Fidan, Türkiye'nin içinde olsun veya olmasın, İsrail'in işgalini ve zulmünü sona erdirecek, Gazze'deki Filistinlilerin varlığını garanti altına alacak bir gücün bir an önce bölgeye gitmesinin önemini vurguladı.

CAATSA YAPTIRIMLARI NE ZAMAN KALKAR?

Türkiye-ABD ilişkilerinde F-35 ve CAATSA yaptırımları gibi sorunlu alanların çözümüne yönelik çalışmaların devam ettiğini belirten Hakan Fidan, yakın zamanda bir açılım beklediğini söyledi. Sunucunun "Yaptırımların 2026'nın ilk çeyreğinde kalkabileceğini söyleyebilir miyiz?" sorusuna Fidan, "Bence mümkün. Realist olmak gerekirse bence mümkün" yanıtını verdi.

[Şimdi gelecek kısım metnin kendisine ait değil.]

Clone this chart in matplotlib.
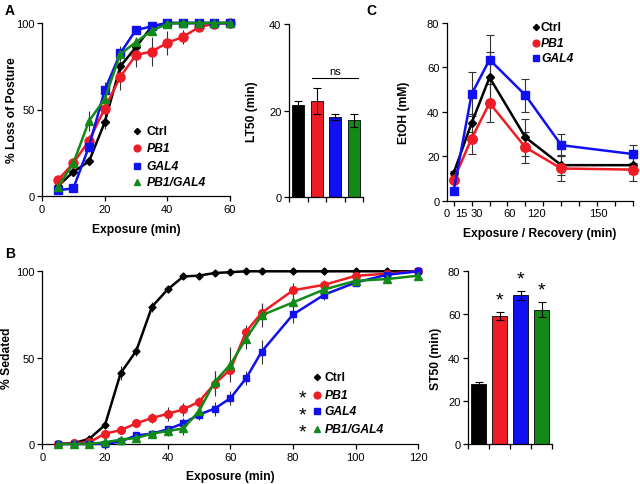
import matplotlib
matplotlib.use("Agg")
import matplotlib.pyplot as plt
import numpy as np

plt.rcParams['font.family'] = ['Liberation Sans', 'DejaVu Sans']

# ---------------- data ----------------
groups = ["Ctrl", "PB1", "GAL4", "PB1/GAL4"]
colors = ["#000000", "#ee1c25", "#1010f0", "#128a18"]
markers = ["D", "o", "s", "^"]

# Panel A: loss of posture
a_x = [5, 10, 15, 20, 25, 30, 35, 40, 45, 50, 55, 60]
a_ctrl = [5.5, 14, 20, 42.5, 75, 86, 98, 100, 100, 100, 100, 100]
a_pb1 = [9, 19, 32, 50.5, 69, 81.5, 83.5, 88.5, 92, 97.5, 99.6, 100]
a_gal4 = [3.3, 4.4, 28.6, 61, 82.6, 96, 98, 100, 100, 100, 100, 100]
a_pbgal = [5, 19, 43.4, 56, 82, 89, 95.5, 99.6, 100, 100, 100, 100]
a_ctrl_err = [0, 1.5, 2, 4, 3, 3, 1, 0, 0, 0, 0, 0]
a_pb1_err = [0, 2, 3, 4, 8, 7, 8.5, 7, 4, 2, 0, 0]
a_gal4_err = [0, 0, 3, 5, 4, 2, 1, 0, 0, 0, 0, 0]
a_pbgal_err = [0, 3, 6, 5, 4, 3, 2, 0, 0, 0, 0, 0]

# LT50
lt50 = [21.2, 22.3, 18.6, 17.8]
lt50_err = [1.0, 3.0, 0.7, 1.5]

# Panel B: sedation
b_x = [5, 10, 15, 20, 25, 30, 35, 40, 45, 50, 55, 60, 65, 70, 80, 90, 100, 110, 120]
b_ctrl = [0, 0.5, 3, 11, 41, 54, 79.5, 89.5, 97, 97.5, 99, 99.5, 100, 100, 100, 100, 100, 100, 100]
b_pb1 = [0, 0.5, 1, 6, 8, 12, 15, 17.5, 20, 24.5, 35, 43, 65, 76, 89, 92.2, 97.4, 98.6, 100]
b_gal4 = [0, 0, 0, 0, 1.5, 5, 6, 8.5, 12, 17, 20.5, 26.5, 38, 53.5, 75, 86.5, 93.5, 98, 100]
b_pbgal = [0, 0, 0, 1, 2.5, 3.5, 6, 7.5, 9, 19, 36, 46, 61, 74.5, 82, 89.5, 94.5, 95.5, 97.5]
b_ctrl_err = [0, 0, 1, 2, 4, 3, 3, 2, 1, 1, 1, 0, 0, 0, 0, 0, 0, 0, 0]
b_pb1_err = [0, 0, 0, 1, 2, 2, 3, 4, 4, 3, 7, 4, 4, 5, 4, 3, 1, 1, 0]
b_gal4_err = [0, 0, 0, 0, 1, 1, 2, 2, 3, 3, 4, 4, 4, 7, 5, 3, 2, 1, 0]
b_pbgal_err = [0, 0, 0, 1, 1, 2, 2, 3, 4, 4, 6, 10, 6, 7, 4, 3, 2, 2, 1]

# ST50
st50 = [27.8, 59.3, 68.8, 62.3]
st50_err = [1.0, 2.0, 2.0, 3.5]

# Panel C: EtOH
c_x = [0, 15, 30, 60, 90, 150]
c_ctrl = [12.5, 35, 55.5, 28.5, 16, 16]
c_pb1 = [9.5, 28, 44, 24, 14.5, 14]
c_gal4 = [4.5, 48, 63.5, 47.5, 25, 21]
c_ctrl_err = [1, 4, 11.5, 8.5, 4.5, 4]
c_pb1_err = [1, 7, 8.5, 7, 5.5, 5]
c_gal4_err = [1, 10, 11, 7.5, 5, 4]
c_tick_pos = [-5.6, 6.5, 19.4, 46.8, 69.4, 121]
c_tick_lab = ["0", "15", "30", "60", "120", "150"]

# ---------------- figure ----------------
W, H = 640, 485
fig = plt.figure(figsize=(W / 100, H / 100), dpi=100)

def ax_px(l, r, t, b):
    return fig.add_axes([l / W, 1 - b / H, (r - l) / W, (b - t) / H])

TICK_FS = 8
LAB_FS = 8.7

def style(ax):
    for s in ["top", "right"]:
        ax.spines[s].set_visible(False)
    for s in ["left", "bottom"]:
        ax.spines[s].set_linewidth(0.9)
    ax.tick_params(direction="out", length=3.5, width=0.9, labelsize=TICK_FS, pad=2)

msz = [4.2, 6.5, 5.8, 6.3]

def lines(ax, x, ys, errs, idxs, capsize=0, ms_scale=1.0):
    for y, e, i in zip(ys, errs, idxs):
        ax.errorbar(x, y, yerr=e, fmt="none", ecolor="#333333", elinewidth=0.8,
                    capsize=capsize, capthick=0.8, zorder=2 + i * 0.1, clip_on=False)
        ax.plot(x, y, color=colors[i], lw=1.8, marker=markers[i],
                ms=msz[i] * ms_scale, mec=colors[i], zorder=3 + i * 0.1, clip_on=False)

def legend(ax, x_m, x_t, ys, idxs, stars=None, fs=8.7, ms_scale=0.75):
    for y, i in zip(ys, idxs):
        ax.plot([x_m], [y], marker=markers[i], color=colors[i], ms=msz[i] * ms_scale,
                transform=ax.transAxes, clip_on=False, ls="none")
        ax.text(x_t, y, groups[i], transform=ax.transAxes, fontsize=fs,
                fontweight="bold", style="normal" if i == 0 else "italic",
                va="center", ha="left")
        if stars is not None and i > 0:
            ax.text(stars, y - 0.02, "*", transform=ax.transAxes, fontsize=14,
                    va="center", ha="center")

# ---- Panel A line
axA = ax_px(42, 230, 24, 197)
style(axA)
lines(axA, a_x, [a_ctrl, a_pb1, a_gal4, a_pbgal],
      [a_ctrl_err, a_pb1_err, a_gal4_err, a_pbgal_err], [0, 1, 2, 3])
axA.set_xlim(0, 60)
axA.set_ylim(0, 100)
axA.set_xticks([0, 20, 40, 60])
axA.set_yticks([0, 50, 100])
axA.set_xlabel("Exposure (min)", fontsize=LAB_FS, fontweight="bold", labelpad=7)
axA.set_ylabel("% Loss of Posture", fontsize=LAB_FS, fontweight="bold")
axA.yaxis.set_label_coords(-0.128, 0.5)
legend(axA, 0.505, 0.555, [0.377, 0.277, 0.175, 0.079], [0, 1, 2, 3])

# ---- LT50 bars
axL = ax_px(289, 363, 25, 198)
style(axL)
bx = np.arange(len(lt50))
axL.bar(bx, lt50, width=0.66, color=colors, edgecolor="black", linewidth=0.6,
        yerr=lt50_err, capsize=3, error_kw=dict(elinewidth=0.8, capthick=0.8))
axL.set_xlim(-0.5, 3.5)
axL.set_ylim(0, 40)
axL.set_yticks([0, 20, 40])
axL.set_xticks([-0.5, 0.5, 1.5, 2.5, 3.5])
axL.set_xticklabels([])
axL.set_ylabel("LT50 (min)", fontsize=LAB_FS, fontweight="bold")
axL.yaxis.set_label_coords(-0.42, 0.5)
axL.plot([0.75, 3.25], [27.4, 27.4], color="black", lw=0.8)
axL.text(2.0, 27.9, "ns", ha="center", va="bottom", fontsize=8)

# ---- Panel C
axC = ax_px(447, 633, 24, 201.7)
style(axC)
lines(axC, c_x, [c_ctrl, c_pb1, c_gal4], [c_ctrl_err, c_pb1_err, c_gal4_err],
      [0, 1, 2], capsize=3, ms_scale=1.05)
axC.set_xlim(0, 150)
axC.set_ylim(0, 80)
axC.set_yticks([0, 20, 40, 60, 80])
axC.set_xticks(c_tick_pos)
axC.set_xticklabels(c_tick_lab)
axC.set_xticks(np.arange(0, 151, 15), minor=True)
axC.tick_params(axis="x", which="major", length=0, pad=5.5)
axC.tick_params(axis="x", which="minor", direction="out", length=3.5, width=0.9)
axC.set_xlabel("Exposure / Recovery (min)", fontsize=LAB_FS, fontweight="bold", labelpad=6)
axC.set_ylabel("EtOH (mM)", fontsize=LAB_FS, fontweight="bold")
axC.yaxis.set_label_coords(-0.199, 0.5)
legend(axC, 0.476, 0.505, [0.980, 0.890, 0.802], [0, 1, 2])

# ---- Panel B
axB = ax_px(42.3, 418.4, 272.3, 445)
style(axB)
lines(axB, b_x, [b_ctrl, b_pb1, b_gal4, b_pbgal],
      [b_ctrl_err, b_pb1_err, b_gal4_err, b_pbgal_err], [0, 1, 2, 3], ms_scale=0.85)
axB.set_xlim(0, 120)
axB.set_ylim(0, 100)
axB.set_xticks([0, 20, 40, 60, 80, 100, 120])
axB.set_yticks([0, 50, 100])
axB.set_xlabel("Exposure (min)", fontsize=LAB_FS, fontweight="bold", labelpad=6)
axB.set_ylabel("% Sedated", fontsize=LAB_FS, fontweight="bold")
axB.yaxis.set_label_coords(-0.078, 0.5)
legend(axB, 0.7296, 0.750, [0.386, 0.285, 0.189, 0.087], [0, 1, 2, 3], stars=0.691)

# ---- ST50 bars
axS = ax_px(468, 552, 272.3, 445)
style(axS)
axS.bar(bx, st50, width=0.72, color=colors, edgecolor="black", linewidth=0.6,
        yerr=st50_err, capsize=3, error_kw=dict(elinewidth=0.8, capthick=0.8))
axS.set_xlim(-0.5, 3.5)
axS.set_ylim(0, 80)
axS.set_yticks([0, 20, 40, 60, 80])
axS.set_xticks([-0.5, 0.5, 1.5, 2.5, 3.5])
axS.set_xticklabels([])
axS.set_ylabel("ST50 (min)", fontsize=LAB_FS, fontweight="bold")
axS.yaxis.set_label_coords(-0.31, 0.5)
for i in range(1, 4):
    axS.text(bx[i], st50[i] + st50_err[i] + 1.5, "*", ha="center", va="bottom", fontsize=14)

# panel letters
fig.text(5 / W, 1 - 11 / H, "A", fontsize=10, fontweight="bold", va="center")
fig.text(5 / W, 1 - 254 / H, "B", fontsize=10, fontweight="bold", va="center")
fig.text(366 / W, 1 - 11 / H, "C", fontsize=10, fontweight="bold", va="center")

fig.savefig("out.png", dpi=100)
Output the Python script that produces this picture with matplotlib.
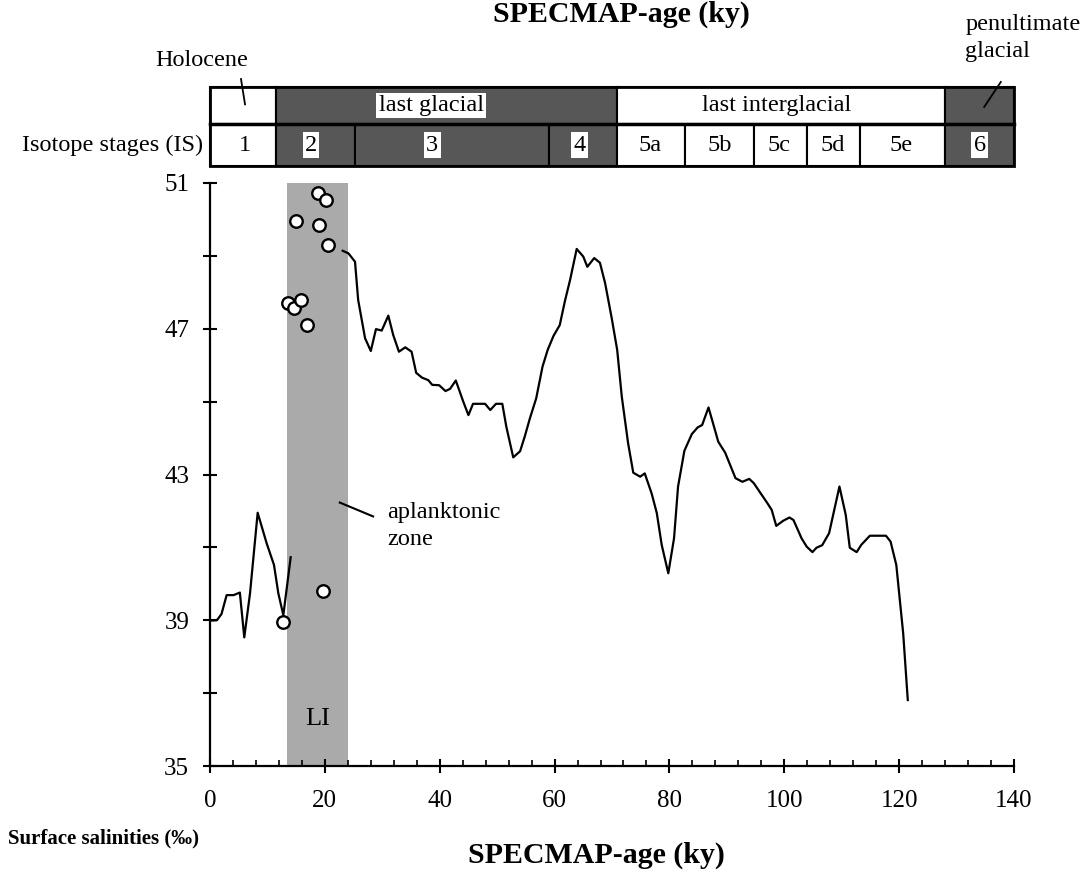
import matplotlib
matplotlib.use("Agg")
import matplotlib.pyplot as plt
from matplotlib.patches import Rectangle
from matplotlib.ticker import MultipleLocator, FixedLocator

plt.rcParams['font.family'] = ['Liberation Serif', 'DejaVu Serif']

# salinity record, Holocene part (ky, permil)
holo_age = [0, 1.2, 2.0, 2.9, 4.1, 5.2, 5.97, 6.97, 8.3, 9.87, 11.14, 11.9, 12.77, 14.05]
holo_sal = [38.99, 39.0, 39.17, 39.69, 39.69, 39.76, 38.53, 39.74, 41.95, 41.11, 40.52, 39.74, 39.14, 40.73]

# salinity record below the aplanktonic zone
deep_age = [23.1, 24.1, 25.25, 25.8, 27.0, 28.0, 28.9, 29.9, 31.05, 31.9, 32.9, 34.0, 35.1, 35.9,
            36.9, 38.0, 38.7, 39.9, 41.0, 41.8, 42.8, 44.1, 45.0, 45.8, 47.9, 48.8, 49.8, 50.9,
            51.6, 52.8, 54.0, 54.8, 55.7, 56.8, 57.9, 58.8, 59.8, 60.9, 61.8, 62.7, 63.85, 65.0,
            65.7, 66.9, 67.9, 68.8, 69.95, 70.9, 71.7, 72.8, 73.7, 74.9, 75.7, 76.9, 77.8, 78.65,
            79.8, 80.8, 81.5, 82.6, 83.9, 84.9, 85.7, 86.8, 87.6, 88.5, 89.7, 91.5, 92.7, 93.9,
            94.7, 95.9, 96.9, 97.8, 98.6, 99.8, 100.9, 101.6, 103.0, 103.9, 104.9, 105.6, 106.6,
            107.8, 109.6, 110.7, 111.4, 112.6, 113.4, 114.9, 117.7, 118.5, 119.5, 120.7, 121.5]
deep_sal = [49.14, 49.07, 48.84, 47.79, 46.74, 46.39, 46.99, 46.95, 47.36, 46.83, 46.37, 46.49,
            46.37, 45.79, 45.66, 45.59, 45.46, 45.45, 45.29, 45.35, 45.58, 45.0, 44.63, 44.94,
            44.94, 44.77, 44.94, 44.94, 44.31, 43.47, 43.64, 44.04, 44.54, 45.09, 45.96, 46.42,
            46.80, 47.10, 47.76, 48.34, 49.19, 48.98, 48.70, 48.94, 48.81, 48.25, 47.29, 46.42,
            45.14, 43.86, 43.05, 42.94, 43.03, 42.48, 41.94, 41.07, 40.29, 41.25, 42.67, 43.65,
            44.11, 44.29, 44.36, 44.84, 44.40, 43.90, 43.60, 42.90, 42.80, 42.88, 42.76, 42.48,
            42.25, 42.03, 41.59, 41.73, 41.82, 41.75, 41.25, 41.02, 40.87, 40.99, 41.06, 41.39,
            42.67, 41.89, 40.99, 40.87, 41.07, 41.32, 41.32, 41.16, 40.52, 38.64, 36.81]

# single measurements (open circles)
pt_age = [18.8, 20.2, 15.0, 19.0, 20.5, 13.6, 14.6, 15.8, 16.9, 19.7, 12.7]
pt_sal = [50.73, 50.53, 49.96, 49.85, 49.30, 47.71, 47.57, 47.79, 47.10, 39.80, 38.95]

# aplanktonic zone LI
li_zone = (13.4, 24.0)

# isotope stage header
stage_edges = [0, 11.5, 25.2, 59.1, 70.8, 82.7, 94.8, 103.9, 113.2, 127.9, 140]
stage_names = ['1', '2', '3', '4', '5a', '5b', '5c', '5d', '5e', '6']
stage_dark = [False, True, True, True, False, False, False, False, False, True]
stage_label_x = [6.0, 17.6, 38.7, 64.3, 76.6, 88.8, 99.0, 108.5, 120.4, 134.0]

period_edges = [0, 11.5, 70.8, 127.9, 140]
period_names = ['', 'last glacial', 'last interglacial', '']
period_dark = [False, True, False, True]
period_label_x = [6.0, 38.5, 98.7, 134.0]

dark = '#575757'
fs = 17.5

fig = plt.figure(figsize=(10.92, 8.81), dpi=100)
ax = fig.add_axes([0.1923, 0.1305, 0.7363, 0.6618])
axh = fig.add_axes([0.1923, 0.8116, 0.7363, 0.0897])

# main panel
ax.axvspan(li_zone[0], li_zone[1], color='#aaaaaa', lw=0, zorder=0)
ax.plot(holo_age, holo_sal, color='black', lw=1.6, zorder=2)
ax.plot(deep_age, deep_sal, color='black', lw=1.6, zorder=2)
ax.plot(pt_age, pt_sal, 'o', ms=9, mfc='white', mec='black', mew=1.7, zorder=3, clip_on=False)

ax.set_xlim(0, 140)
ax.set_ylim(35, 51)
for s in ['top', 'right']:
    ax.spines[s].set_visible(False)
for s in ['left', 'bottom']:
    ax.spines[s].set_linewidth(1.6)

ax.xaxis.set_major_locator(MultipleLocator(20))
ax.xaxis.set_minor_locator(MultipleLocator(4))
ax.yaxis.set_major_locator(FixedLocator([35, 39, 43, 47, 51]))
ax.yaxis.set_minor_locator(FixedLocator([37, 41, 45, 49]))
ax.tick_params(axis='x', which='major', direction='inout', length=10, width=1.5,
               labelsize=18, pad=12)
ax.tick_params(axis='x', which='minor', direction='in', length=4, width=1.2)
ax.tick_params(axis='y', which='both', direction='inout', length=10, width=1.5,
               labelsize=18, pad=10)

ax.text(18.7, 36.3, 'LI', fontsize=19, ha='center', va='center')
ax.plot([22.6, 28.4], [42.23, 41.85], color='black', lw=1.5)
ax.text(30.8, 41.97, 'aplanktonic', fontsize=fs, ha='left', va='center')
ax.text(30.8, 41.23, 'zone', fontsize=fs, ha='left', va='center')

# header panel
axh.set_xlim(0, 140)
axh.set_ylim(0, 1)
axh.axis('off')
mid = 0.53
for i, name in enumerate(stage_names):
    x0, x1 = stage_edges[i], stage_edges[i + 1]
    axh.add_patch(Rectangle((x0, 0), x1 - x0, mid, facecolor=dark if stage_dark[i] else 'white',
                            edgecolor='black', lw=1.5, clip_on=False))
    box = dict(facecolor='white', edgecolor='none', pad=1.5) if stage_dark[i] else None
    axh.text(stage_label_x[i], mid / 2, name, fontsize=fs, ha='center', va='center', bbox=box)
for i, name in enumerate(period_names):
    x0, x1 = period_edges[i], period_edges[i + 1]
    axh.add_patch(Rectangle((x0, mid), x1 - x0, 1 - mid,
                            facecolor=dark if period_dark[i] else 'white',
                            edgecolor='black', lw=1.5, clip_on=False))
    if name:
        box = dict(facecolor='white', edgecolor='none', pad=1.5) if period_dark[i] else None
        axh.text(period_label_x[i], (1 + mid) / 2, name, fontsize=fs, ha='center',
                 va='center', bbox=box)
axh.plot([0, 140], [mid, mid], color='black', lw=2.5, clip_on=False)
axh.add_patch(Rectangle((0, 0), 140, 1, fill=False, edgecolor='black', lw=2, clip_on=False))

axh.text(-1.2, mid / 2, 'Isotope stages (IS)', fontsize=fs, ha='right', va='center')
axh.text(-1.4, 1.33, 'Holocene', fontsize=fs, ha='center', va='center')
axh.plot([5.4, 6.1], [1.10, 0.78], color='black', lw=1.3, clip_on=False)
axh.text(131.5, 1.785, 'penultimate', fontsize=fs, ha='left', va='center')
axh.text(131.5, 1.443, 'glacial', fontsize=fs, ha='left', va='center')
axh.plot([137.7, 134.8], [1.063, 0.747], color='black', lw=1.3, clip_on=False)

# figure texts
fig.text(0.569, 0.975, 'SPECMAP-age (ky)', fontsize=21.5, fontweight='bold',
         ha='center', va='baseline')
fig.text(0.546, 0.0295, 'SPECMAP-age (ky)', fontsize=21.5, fontweight='bold',
         ha='center', va='center')
fig.text(0.0073, 0.0488, 'Surface salinities (‰)', fontsize=15, fontweight='bold',
         ha='left', va='center')

fig.savefig('out.png', dpi=100)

CAATSA yaptırımlarının kalkmasının Savunma Sanayii Başkanlığı'nın (SSB) yeniden muhataplık geliştirebilmesi için kritik olduğunu ifade eden Fidan, "Bizim temel aktörümüz, profesyonel ve uzman kuruluşumuz bu noktada Savunma Sanayi Başkanlığımız. Tekrar Amerika'yla olan ilişkilerde uzman kuruluş olarak Savunma Sanayi Başkanlığının rolünü alması gerekiyor" dedi. Fidan, yaptırımlar nedeniyle tıkanan çok çeşitli kalemler olduğunu ve bunların açılması gerektiğini de sözlerine ekledi.

UKRAYNA SAVAŞI VE ARABULUCULUK VURGUSU

Rusya-Ukrayna savaşına da değinen Fidan, taraflar arasındaki temel sorunun taleplerin uyuşmaması olduğunu söyledi:

“Her iki taraf da ne istediğini açıkça dile getiriyor. Sorun, bu taleplerin örtüşmemesi. Arabulucuya tam da bu noktada ihtiyaç var.”

DONBAS ÇIKMAZI

Bakan Fidan, savaşın kilit başlığının Donbas bölgesi olduğunu belirterek, Rusya’nın referandumla ilhak ettiğini ilan ettiği ancak Ukrayna’nın vazgeçmediği yaklaşık yüzde 23-24’lük alanın krizin merkezinde yer aldığını söyledi.

Fidan, “Ruslar bu bölgelerden Ukrayna’nın çekilmesini istiyor. Ukrayna ise ‘Toprağımızı vermeyiz’ diyor. Bu karşıtlık, savaşın devam etmesinin ana nedenlerinden biri” ifadelerini kullandı.